The new microstamping threat comes as no surprise to gun rights organizations. Coincidentally, the Citizens Committee for the Right to Keep and Bear Arms, and Second Amendment Foundation, just launched an online effort they call Gun Rights Outreach to Defeat Gun Control Overreach.” Both groups are reaching out to gun owners, providing them with “intellectual ammunition” to defeat the gun prohibition lobby.
When the new microstamping report was announced, Ammoland News reached out to a spokesperson with a simple question: “How many crimes have been solved, with perpetrators arrested, prosecuted and convicted, thanks to microstamping?”
There has been no response so far, and Ammoland can find no reports or anecdotal evidence of a single crime that has been solved thanks to the technology.
Proponents have offered statements filled with promise and potential, but no evidence of results.
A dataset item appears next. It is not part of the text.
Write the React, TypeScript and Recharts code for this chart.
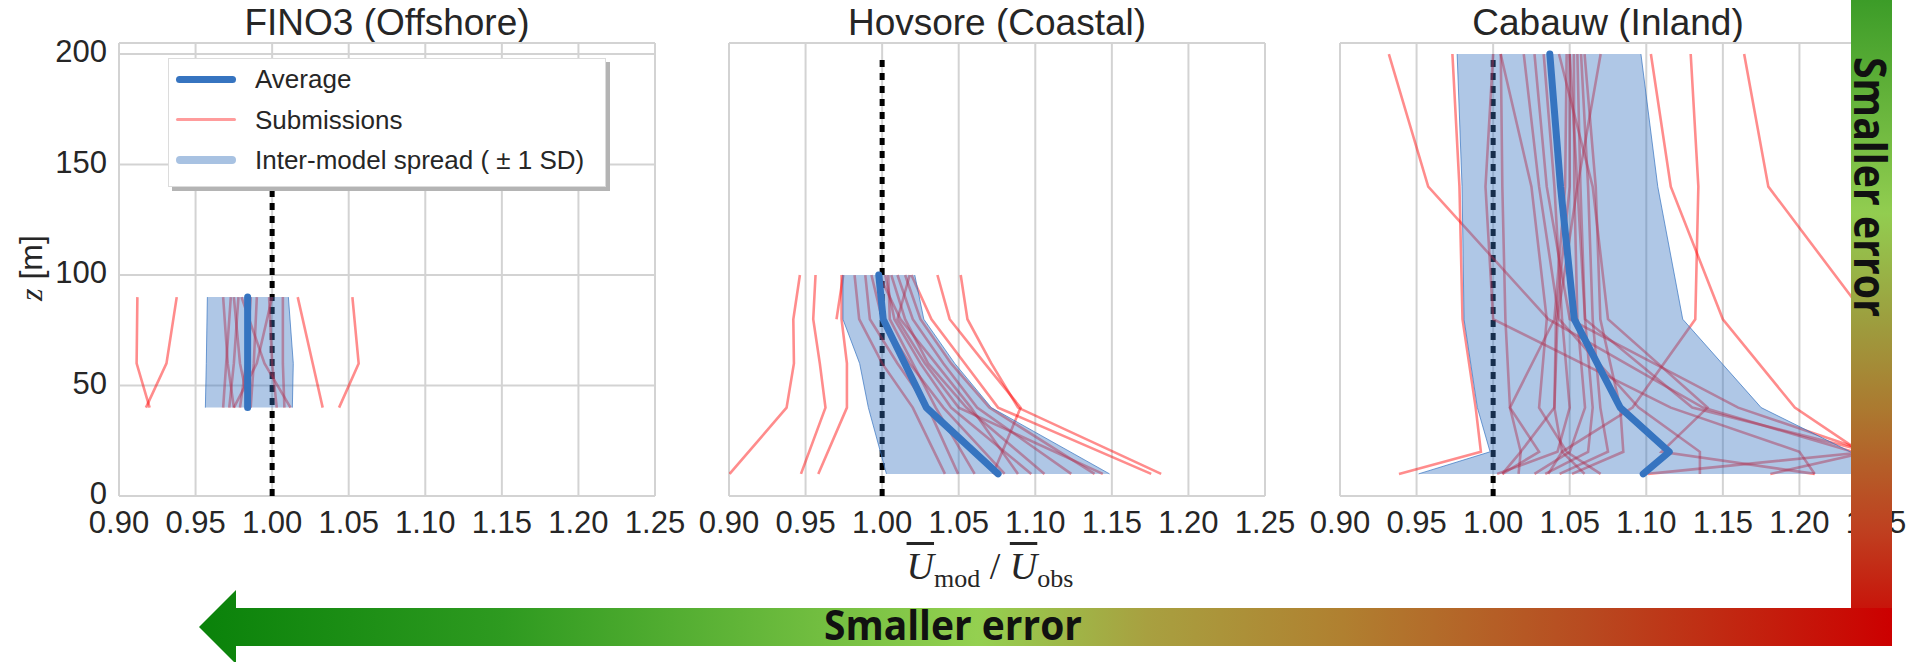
import React from 'react';
import { ComposedChart, Line, Area, XAxis, YAxis, CartesianGrid, ReferenceLine } from 'recharts';

// axis ticks shared by the three panels
const X_TICKS = [0.9, 0.95, 1.0, 1.05, 1.1, 1.15, 1.2, 1.25];
const Z_TICKS = [0, 50, 100, 150, 200];

// FINO3 (offshore) – heights 40, 60, 90 m
const finoZ = [40, 60, 90];
const finoMean = [0.984, 0.984, 0.984];
const finoLow = [0.9564, 0.957, 0.9577];
const finoHigh = [1.0132, 1.0138, 1.0106];
const finoRuns = [
  [0.92, 0.9115, 0.912],
  [0.9176, 0.931, 0.9377],
  [1.033, 1.0265, 1.0167],
  [1.0437, 1.0565, 1.0524],
  [0.975, 0.971, 0.968],
  [0.968, 0.97, 0.973],
  [0.985, 0.979, 0.975],
  [0.972, 0.975, 0.978],
  [0.979, 0.983, 0.986],
  [0.986, 0.988, 0.99],
  [0.975, 0.99, 1.0],
  [1.008, 1.007, 1.007],
  [1.012, 0.995, 0.98],
  [1.003, 1.0, 0.998],
];

// Hovsore (coastal) – heights 10, 40, 60, 80, 100 m
const hovZ = [10, 40, 60, 80, 100];
const hovMean = [1.0757, 1.0289, 1.0148, 1.0007, 0.9978];
const hovLow = [1.0028, 0.991, 0.9853, 0.9744, 0.9744];
const hovHigh = [1.1485, 1.0713, 1.0474, 1.0272, 1.0213];
const hovRuns = [
  [0.9004, 0.9376, 0.9424, 0.942, 0.9463],
  [0.947, 0.963, 0.9593, 0.955, 0.9565],
  [0.9583, 0.977, 0.977, 0.9735, 0.9735],
  [null, null, null, 0.9702, 0.9746],
  [1.0724, 1.0904, 1.067, 1.0441, 1.0361],
  [1.1822, 1.0887, 1.0713, 1.0557, 1.0513],
  [1.1757, 1.0757, 1.054, 1.0322, 1.0191],
  [1.041, 1.02, 1.0, 0.985, 0.982],
  [1.0496, 1.03, 1.01, 0.992, 0.989],
  [1.08, 1.04, 1.018, 1.0, 0.993],
  [1.0974, 1.045, 1.025, 1.008, 1.002],
  [1.106, 1.055, 1.03, 1.015, 1.006],
  [1.1235, 1.062, 1.04, 1.02, 1.01],
  [1.1387, 1.07, 1.045, 1.025, 1.015],
  [1.1441, 1.05, 1.028, 1.01, 1.018],
  [1.0887, 1.058, 1.035, 1.012, 0.998],
  [1.0604, 1.035, 1.02, 1.005, 1.004],
];

// Cabauw (inland) – heights 10, 20, 40, 80, 140, 200 m
const cabZ = [10, 20, 40, 80, 140, 200];
const cabMean = [1.098, 1.115, 1.083, 1.053, 1.044, 1.037];
const cabLow = [0.9513, 0.998, 0.9897, 0.981, 0.9797, 0.9765];
const cabHigh = [1.25, 1.2333, 1.175, 1.1238, 1.1075, 1.0965];
const cabRuns = [
  [1.245, 1.235, 1.137, 1.036, 0.9576, 0.9319],
  [0.9385, 0.992, 0.9886, 0.98, 0.978, 0.9734],
  [1.245, 1.24, 1.197, 1.15, 1.116, 1.103],
  [1.036, 1.045, 1.091, 1.132, 1.134, 1.129],
  [null, null, null, 1.245, 1.1797, 1.1639],
  [1.21, 1.2, 1.116, 1.0, 0.995, 1.0],
  [1.181, 1.245, 1.16, 1.05, 1.035, 1.027],
  [1.101, 1.245, 1.13, 1.06, 1.055, 1.05],
  [1.135, 1.135, 1.095, 1.043, 1.03, 1.02],
  [1.0026, 1.042, 1.05, 1.045, 1.04, 1.033],
  [1.006, 1.03, 1.011, 1.04, 1.047, 1.048],
  [1.0166, 1.018, 1.04, 1.041, 1.05, 1.05],
  [1.027, 1.05, 1.06, 1.055, 1.053, 1.0527],
  [1.034, 1.062, 1.065, 1.06, 1.057, 1.055],
  [1.0434, 1.075, 1.07, 1.065, 1.062, 1.0574],
  [1.0515, 1.085, 1.083, 1.07, 1.067, 1.0597],
  [1.0597, 1.045, 1.04, 1.042, 1.055, 1.0702],
  [1.0702, 1.048, 1.03, 1.035, 1.025, 1.0049],
  [1.21, 1.11, 1.14, 1.075, 1.065, 1.043],
  [1.006, 1.018, 1.011, 1.008, 1.006, 1.005],
];

const FONT = '"Liberation Sans", Arial, sans-serif';
const TEXT = '#262626';
const BLUE = '#3674c0';
const GRID = '#d3d3d3';

const buildRows = (z: number[], mean: number[], low: number[], high: number[], runs: (number | null)[][]) =>
  z.map((h, i) => {
    const row: any = { z: h, mean: mean[i], band: [low[i], high[i]] };
    runs.forEach((r, k) => {
      row['s' + k] = r[i];
    });
    return row;
  });

const panels = [
  { title: 'FINO3 (Offshore)', left: 119, rows: buildRows(finoZ, finoMean, finoLow, finoHigh, finoRuns), n: finoRuns.length, yTicks: true },
  { title: 'Hovsore (Coastal)', left: 729, rows: buildRows(hovZ, hovMean, hovLow, hovHigh, hovRuns), n: hovRuns.length, yTicks: false },
  { title: 'Cabauw (Inland)', left: 1340, rows: buildRows(cabZ, cabMean, cabLow, cabHigh, cabRuns), n: cabRuns.length, yTicks: false },
];

const PLOT_W = 536;
const PLOT_H = 453;
const TOP = 43;
const CHART_H = 560;

const tickStyle = { fontSize: 31, fill: TEXT, fontFamily: FONT };

// y tick labels sit a touch above their gridline, like the original
const ZTick = ({ x, y, payload }: any) => (
  <text x={x} y={y - 3} dy="0.355em" textAnchor="end" {...tickStyle}>
    {payload.value}
  </text>
);

// the same pair of axes for the base layer and the overlay layer
const axes = (showX: boolean, showY: boolean) => [
  <XAxis
    key="x"
    type="number"
    domain={[0.9, 1.25]}
    ticks={X_TICKS}
    interval={0}
    allowDataOverflow
    height={CHART_H - TOP - PLOT_H}
    axisLine={false}
    tickLine={false}
    tickMargin={9}
    tickFormatter={(v: number) => v.toFixed(2)}
    tick={showX ? tickStyle : false}
  />,
  <YAxis
    key="y"
    type="number"
    dataKey="z"
    reversed
    domain={[0, 205]}
    ticks={Z_TICKS}
    interval={0}
    allowDataOverflow
    width={100}
    axisLine={false}
    tickLine={false}
    tickMargin={6}
    tick={showY ? <ZTick /> : false}
  />,
];

const chartProps = (rows: any[]) => ({
  layout: 'vertical' as const,
  width: PLOT_W + 140,
  height: CHART_H,
  data: rows,
  margin: { top: TOP, right: 40, bottom: 0, left: 0 },
});

const Panel = ({ rows, n, left, yTicks }: any) => {
  const keys = Array.from({ length: n }, (_, k) => 's' + k);
  return (
    <>
      {/* base layer: grid, reference, submissions */}
      <div style={{ position: 'absolute', left: left - 100, top: 0 }}>
        <ComposedChart {...chartProps(rows)}>
          <CartesianGrid stroke={GRID} strokeWidth={2} />
          {axes(true, yTicks)}
          <ReferenceLine y={205} stroke={GRID} strokeWidth={2} />
          <ReferenceLine
            segment={[{ x: 1, y: 0 }, { x: 1, y: 200 }]}
            stroke="#000"
            strokeWidth={5}
            strokeDasharray="7 6"
          />
          {keys.map((k) => (
            <Line
              key={k}
              dataKey={k}
              stroke="#ff0000"
              strokeOpacity={0.45}
              strokeWidth={2.6}
              dot={false}
              activeDot={false}
              isAnimationActive={false}
            />
          ))}
        </ComposedChart>
      </div>
      {/* overlay layer: spread band and average on top */}
      <div style={{ position: 'absolute', left: left - 100, top: 0 }}>
        <ComposedChart {...chartProps(rows)}>
          {axes(false, false)}
          <Area
            dataKey="band"
            type="linear"
            fill={BLUE}
            fillOpacity={0.4}
            stroke={BLUE}
            strokeOpacity={0.7}
            strokeWidth={1}
            dot={false}
            activeDot={false}
            isAnimationActive={false}
          />
          <Line
            dataKey="mean"
            stroke={BLUE}
            strokeWidth={7}
            strokeLinecap="round"
            strokeLinejoin="round"
            dot={false}
            activeDot={false}
            isAnimationActive={false}
          />
        </ComposedChart>
      </div>
    </>
  );
};

const legendItems = [
  { label: 'Average', color: BLUE, width: 7 },
  { label: 'Submissions', color: '#ff9c9c', width: 3 },
  { label: 'Inter-model spread ( \u00b1 1 SD)', color: '#a8c2e2', width: 8 },
];

const App = () => {
  return (
    <div
      style={{
        position: 'absolute',
        left: 0,
        top: 0,
        width: 1915,
        height: 662,
        background: '#fff',
        overflow: 'hidden',
        fontFamily: FONT,
        color: TEXT,
      }}
    >
      {panels.map((p) => (
        <div
          key={p.title}
          style={{
            position: 'absolute',
            left: p.left - 100,
            width: PLOT_W + 200,
            top: 1,
            textAlign: 'center',
            fontSize: 37,
            lineHeight: '43px',
          }}
        >
          {p.title}
        </div>
      ))}
      {panels.map((p) => (
        <Panel key={p.title + '-chart'} {...p} />
      ))}

      {/* y label */}
      <div
        style={{
          position: 'absolute',
          left: 31,
          top: 268,
          transform: 'translate(-50%, -50%) rotate(-90deg)',
          whiteSpace: 'nowrap',
          fontSize: 32,
          lineHeight: '36px',
        }}
      >
        <span style={{ fontFamily: '"Liberation Serif", serif', fontStyle: 'italic' }}>z</span> [m]
      </div>

      {/* x label */}
      <div
        style={{
          position: 'absolute',
          left: 840,
          width: 300,
          top: 541,
          height: 50,
          lineHeight: '50px',
          textAlign: 'center',
          fontFamily: '"Liberation Serif", serif',
          fontSize: 38,
          whiteSpace: 'nowrap',
        }}
      >
        <span style={{ fontStyle: 'italic', textDecoration: 'overline' }}>U</span>
        <span style={{ fontSize: 26, verticalAlign: '-8px' }}>mod</span>
        <span> / </span>
        <span style={{ fontStyle: 'italic', textDecoration: 'overline' }}>U</span>
        <span style={{ fontSize: 26, verticalAlign: '-8px' }}>obs</span>
      </div>

      {/* legend */}
      <div
        style={{
          position: 'absolute',
          left: 168,
          top: 58,
          width: 438,
          height: 129,
          boxSizing: 'border-box',
          background: '#fff',
          border: '1px solid #dcdcdc',
          boxShadow: '4px 4px 0 #b4b4b4',
        }}
      >
        {legendItems.map((it, i) => (
          <div
            key={it.label}
            style={{ position: 'absolute', left: 0, top: 20 + i * 40.5 - 18, height: 36, width: 436 }}
          >
            <div
              style={{
                position: 'absolute',
                left: 7,
                top: 18 - it.width / 2,
                width: 60,
                height: it.width,
                borderRadius: it.width / 2,
                background: it.color,
              }}
            />
            <div
              style={{
                position: 'absolute',
                left: 86,
                top: 0,
                lineHeight: '36px',
                fontSize: 26,
                whiteSpace: 'nowrap',
              }}
            >
              {it.label}
            </div>
          </div>
        ))}
      </div>

      {/* "smaller error" arrows */}
      <svg width={1915} height={662} style={{ position: 'absolute', left: 0, top: 0, pointerEvents: 'none' }}>
        <defs>
          <linearGradient id="vgrad" x1="0" y1="0" x2="0" y2="1">
            <stop offset="0" stopColor="#3c9c28" />
            <stop offset="0.33" stopColor="#92cd50" />
            <stop offset="0.5" stopColor="#9d9d3e" />
            <stop offset="0.63" stopColor="#ab7a30" />
            <stop offset="0.82" stopColor="#bf4020" />
            <stop offset="1" stopColor="#cc0000" />
          </linearGradient>
          <linearGradient id="hgrad" x1="0" y1="0" x2="1" y2="0">
            <stop offset="0" stopColor="#0a820a" />
            <stop offset="0.18" stopColor="#2e9a20" />
            <stop offset="0.46" stopColor="#94d050" />
            <stop offset="0.56" stopColor="#a8a040" />
            <stop offset="0.675" stopColor="#b08030" />
            <stop offset="0.82" stopColor="#b84a20" />
            <stop offset="1" stopColor="#cc0000" />
          </linearGradient>
        </defs>
        <rect x={1851} y={0} width={41} height={646} fill="url(#vgrad)" />
        <polygon
          points="199,627 236,590 236,608 1892,608 1892,646 236,646 236,664"
          fill="url(#hgrad)"
        />
        <text
          x={1871}
          y={187}
          transform="rotate(90 1871 187)"
          textAnchor="middle"
          dominantBaseline="central"
          fontFamily='"Open Sans", sans-serif'
          fontWeight={700}
          fontSize={44}
          textLength={260}
          lengthAdjust="spacingAndGlyphs"
          fill="#111"
        >
          Smaller error
        </text>
        <text
          x={953}
          y={640}
          textAnchor="middle"
          fontFamily='"Open Sans", sans-serif'
          fontWeight={700}
          fontSize={41}
          textLength={258}
          lengthAdjust="spacingAndGlyphs"
          fill="#111"
        >
          Smaller error
        </text>
      </svg>
    </div>
  );
};

export default App;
“Microstamping is a ready to implement technology that holds tremendous potential to address our current crises of rising gun violence and lack of trust in law enforcement due in part to unconscionably low clearance rates for gun crime investigations, especially in Black communities,” according to Josh Horwitz, Executive Director of the Educational Fund to Stop Gun Violence. “Microstamping is a small technology that will lead to big changes — a reduction in gun violence, less gun trafficking, more trust in law enforcement, and more justice for victims and their families.”
Such rhetoric seems like boilerplate at best. Simply being able to establish that a fired cartridge case can identify the gun from which it came is only part of the process. There’s still no way to identify who fired the shot, and if the particular gun was stolen, then what?
Critics point to the situation in California, where legislation signed last year by anti-gun Democrat Gov. Gavin Newsom requires new handguns sold in the state to have microstamping.
Writing in the San Francisco Chronicle, Ari Riser, a policy analyst for the anti-gun Coalition to Stop Gun Violence (CSGV), insisted the firearms industry must accept the technology while offering no evidence that it will solve or prevent crimes, or reduce so-called “gun violence.”
Conversely, writing in the Lost Angeles Times nearly three years ago, Republican State Assemblyman Matthew Harper recalled that the microstamping issue has prevented gun manufacturers from introducing any new handgun models in the state since 2013. At that time, he noted, “It won’t get illegal guns off the street but will only drive up the cost of handguns made before 2013, making them unaffordable to Californians on a budget who wish to exercise their Second Amendment rights.”
According to one CSVG report, a test conducted in May 2007 “demonstrated the endurance and durability of the technology. During that test, (researchers) fired over 2,500 rounds from a microstamped Smith and Wesson .40 caliber semiautomatic handgun using five different brands of ammunition. Microstamped markings from the firing pin were transferred successfully 97% of the time using both Optical Microscopy and Scanning Electron Microscopy. Additionally, breech face markings transferred to cartridge casings 96% of the time.
“These tests demonstrate the viability of microstamping under even the most extreme conditions,” CSGV said, “but very rarely are handguns fired thousands of times before being used in crimes.”
On the other hand, a report from the Congressional Sportsmen’s Foundation noted, “Two separate research studies have concluded that this technology is ‘unreliable. Research experts from the University of California, Davis, at the behest of the California State Legislature, found microstamping to be ‘flawed’ and concluded that ‘at the current time it is not recommended that a mandate for implementation of this technology in all semi-automatic handguns in the state of California be made.’”
Researchers at UC Davis reported, “the codes on the face of the pin can easily be removed with household tools.”